Once the worker process obtains a task, it executes one of its modules, depending on the task type. This can be an execution of an external utility, or retrieving some external information directly from the worker process.

The worker then saves the numerical results and their time stamps in the results database.

The new collector type 'launcher' is implemented in the Collector process. The collecting jobs are executed in accordance with the standard Collector scheduler. For each token with collector-type set to "launcher", the collector first picks up the previous numerical value from the results database and schedules the RRD update. Then it initiates a new collection task by adding a new record in the task queue. The next available worker process then picks up the task and executes it as soon as possible.

The Launcher master process examines the task queue every 30 seconds and decides on the number of worker processes needed:

There is a fixed minimum and maximum number of worker processes, configured by the local administrator. The Launcher would start the minimum number of workers in the beginning, and then dynamically adapt it to the work load.

The workers only remove the task ID from the task queue, and later store the results. It is the master process which periodically cleans the task data from the database.

There is only one Launcher instance for the whole Torrus installation, serving requests for all the trees.

Data structures

Each launcher task has a unique 32-character identifier which is an MD5 sum of the task details and the time stamp.

launcher_task_ts.db is a Btree database containing timestamps for each task.

launcher_task_data.db is a Btree database containing each individual task's information. Keys are 32-character task IDs, and values are JSON objects with all the parameter values required the task execution. Thus the worker would not need a direct access to the ConfigTree databases.

launcher_queue.db is a Queue database containing 32-character task IDs of active tasks.

launcher_results.db is a Btree database containing the numerical results retrieved by workers. Keys are unique 32-character identifyers, and values are string representations of numeric results.

The Collector process first injects the new task data into the Timestamps and the Data databases, and then inserts a new record into the task queue.

The Task Data structure defines one or more unique Result IDs which the worker would store upon the task completion.

During the task execution, the worker would close all database handles, in order to prevent DB corruption in case of abnormal process abortion.

Usage

Most of the task processing modules will be published as Torrus plugins. The following plugins are planned in the near future:

VmWare server statistics

The VmWare server API allows to collect various performance statistics via an HTTP-based protocol. The retrieved data structures are quite complex, and each query takes several seconds. This is an ideal candidate for the launcher extension.

Nagios plugins

Most of standard Nagios plugins return performance data, such as execution time.

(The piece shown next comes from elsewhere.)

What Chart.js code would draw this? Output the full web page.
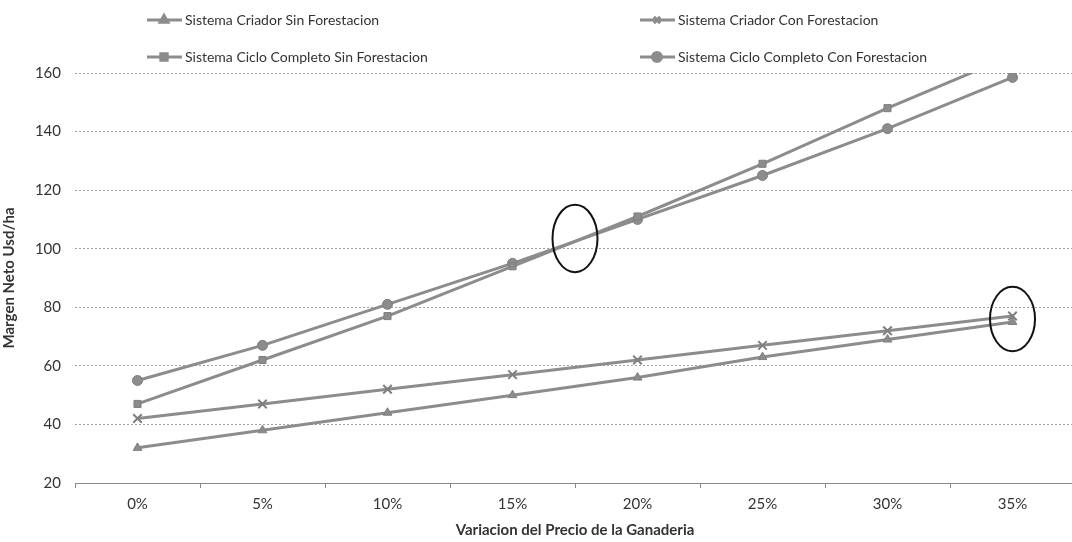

This can be used, for example, to monitor a Web application performance. The launcher extension would allow to monitor hundreds or thousands of such performance metrics in an efficient manner.

Distributed Torrus collectors

It is quite typical in large corporate WANs that remote sites are reachable with limited bandwidth and relatively high delay. In this scenario, spoke Torrus servers collect data from local SNMP devices and share the collected data through an HTTP interface. Then the launcher workers on the central hub site retrieve the data for centralized consolidation and reports.


Author

Copyright (c) 2010 Stanislav Sinyagin <ssinyagin@k-open.com>